The opening theme for Noragami is "Goya no Machiawase" (午夜の待ち合わせ), by Hello Sleepwalkers, while the ending theme is "Heart Realize" (ハートリアライズ, Hāto Riaraizu), with composition by Supercell and performed by Tia. The opening theme song for Noragami Aragoto is "Kyōran Hey Kids!!" (狂乱 Hey Kids!!) by The Oral Cigarettes, and the ending theme song is "Nirvana" (ニルバナ, Nirubana) by Tia.

===Drama CD===
The limited edition of the ninth volume of the manga was bundled with a drama CD, released on December 17, 2013.

===Video game===
A mobile game, titled (ノラガミ—神ト縁—, Noragami: Kami to Enishi), was released by developer Sakurasoft for Android devices on October 29, 2015; an iOS version became available on November 14 of that same year.

==Reception==
===Manga===
Noragami was the 14th top selling manga series in Japan during the first half of 2014, with over 1.8 million copies sold. By August 2018, the manga had over 6.3 million copies in circulation. By February 2024, it had over 8 million copies in circulation.

It was nominated for the 38th Kodansha Manga Award in the shōnen category in 2014.

Rebecca Silverman of Anime News Network praised the first volume's setup, characters, and artwork, though she found the opening chapter "fairly weak" and noted some plot devices were underutilized. She highlighted its "other-worldly feel", humor, and engaging use of Shinto mythology, calling it "one of those books that reads faster than you expect". Ross Locksley of UK Anime Network compared the first chapter unfavorably to Rumiko Takahashi's Rin-ne and Clamp's xxxHolic, though his opinion improved after the third chapter. He likened Adachitoka's art to Takeshi Obata's work in Death Note, concluding that the volume was "an uneven start for Noragami, but overall a positive one."

Matthew Warner of The Fandom Post commended the story and artwork, particularly praising the backgrounds as the standout visual element. He noted its "nice bit of Japanese folklore" and likable protagonists, calling the first volume "a solid start." Similarly, Danica Davidson of Otaku USA described it as "a cute start with a nice mixture of supernatural and fun."

===Anime===
Theron Martin of Anime News Network praised the series' story, visuals, and balance of comedy and drama, though he criticized the final three episodes as "anticlimactic". He drew comparisons to Beyond the Boundary and noted thematic parallels between the God/Regalia dynamic and the Meister/Weapon relationship in Soul Eater, while emphasizing their fundamental differences.
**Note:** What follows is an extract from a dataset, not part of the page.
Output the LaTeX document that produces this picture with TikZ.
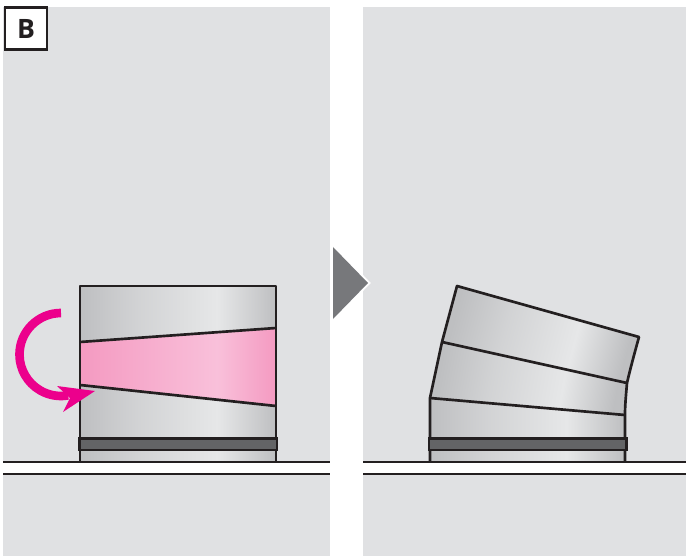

Martin concluded that while Noragami excels at its best, it "tapers off too much at the end and rushes its last arc." Gabriella Ekens, writing for the same website, highlighted the series' worldbuilding and characters, calling Yato one of the main reasons why the series works. She described it as a blend of shōnen and shōjo elements, positioning it between shrine-focused stories like Gingitsune and Kamisama Kiss and supernatural action titles like Bleach, while also noting similarities to Inuyasha and Soul Eater. Ekens praised it as "solid, all-around, well-constructed entertainment" with broad appeal.

Chris Beveridge of The Fandom Post lauded studio Bones' adaptation, particularly its worldbuilding and action choreography, which he felt elevated the source material. He called the series "an appealing show that knows how to work its magic", praising its strong presentation. Sheena McNeil of Sequential Tart commended its natural blend of drama, humor, and emotional depth, calling it "a powerful anime" with lasting impact. Kyle Mills of DVD Talk praised the characters and humor, noting its lighthearted tone despite occasional dramatic beats. While critical of the arc-based structure and underdeveloped antagonist, he deemed it "immensely entertaining" with rich worldbuilding and well-developed characters.

IGN included Noragami among the best anime series of the 2010s.